Loop over each x_k in X. (Recall that our desired evenly-spaced ones are all centered on an element of X, not 2*X.) If the corresponding W for twice this element, i.e. W[2*(x_k - u')], is 1, we know it's not the center of any nontrivial progressions and we can skip it. (As argued before, it should only be a positive integer.)
Otherwise, it might be the center of a progression that we want (so we need to find i and j). But, unfortunately, it might also be the center of a progression that doesn't have our desired form. So we need to check. Loop over the other elements x_i of X, and check if there's a triple with 2*x_i, x_k, 2*x_j for some j (by checking Z[2*(x_k - x_j) - u']). If so, we have an answer; if we make it through all of X without a hit, then the FFT found only spurious answers, and we have to check another element of W.

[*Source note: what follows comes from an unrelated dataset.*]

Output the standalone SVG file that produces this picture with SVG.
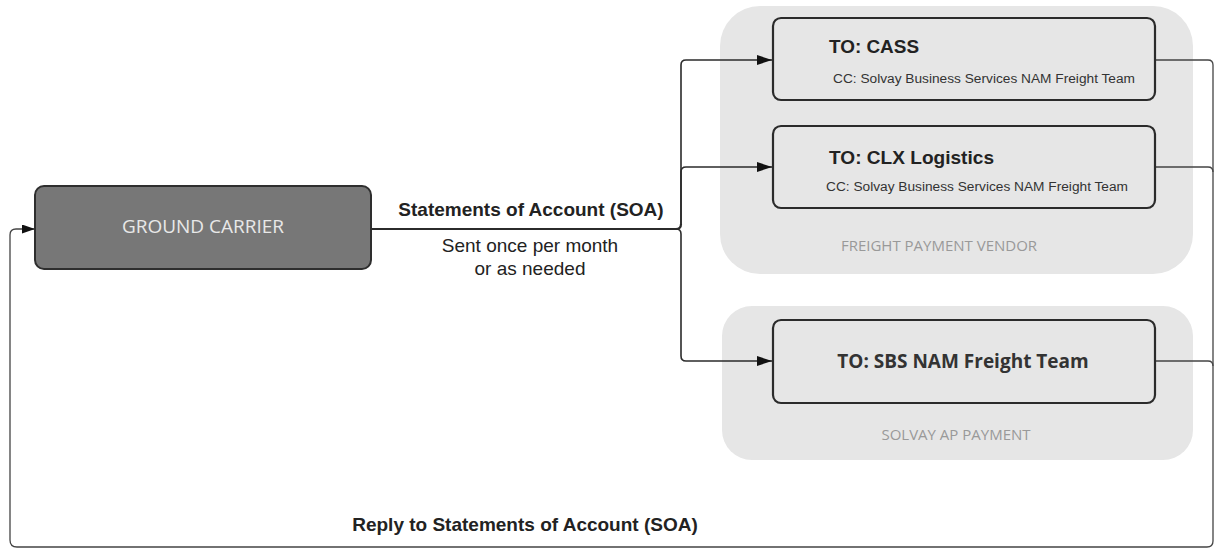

This last step is therefore O(n * 1 + (number of x_k with W[2*(x_k - u')] > 1 that aren't actually solutions)), which is maybe possibly O(n^2), which is obviously not okay. There should be a way to avoid generating these spurious answers in the output W; if we knew that any appropriate W coefficient definitely had an answer, this last step would be O(n) and all would be well.
I think it's possible to use a somewhat different polynomial to do this, but I haven't gotten it to actually work. I'll think about it some more....
Partially based on this answer.
It has to be at least O(n^2) as there are n(n-1)/2 different sums possible to check for other members. You have to compute all those, because any pair summed may be any other member (start with one example and permute all the elements to convince yourself that all must be checked). Or look at fibonacci for something concrete.
So calculating that and looking up members in a hash table gives amortised O(n^2). Or use an ordered tree if you need best worst-case.
You essentially need to find all the different sums of value pairs so I don't think you're going to do any better than O(n2). But you can optimize by sorting the list and reducing duplicate values, then only pairing a value with anything equal or greater, and stopping when the sum exceeds the maximum value in the list.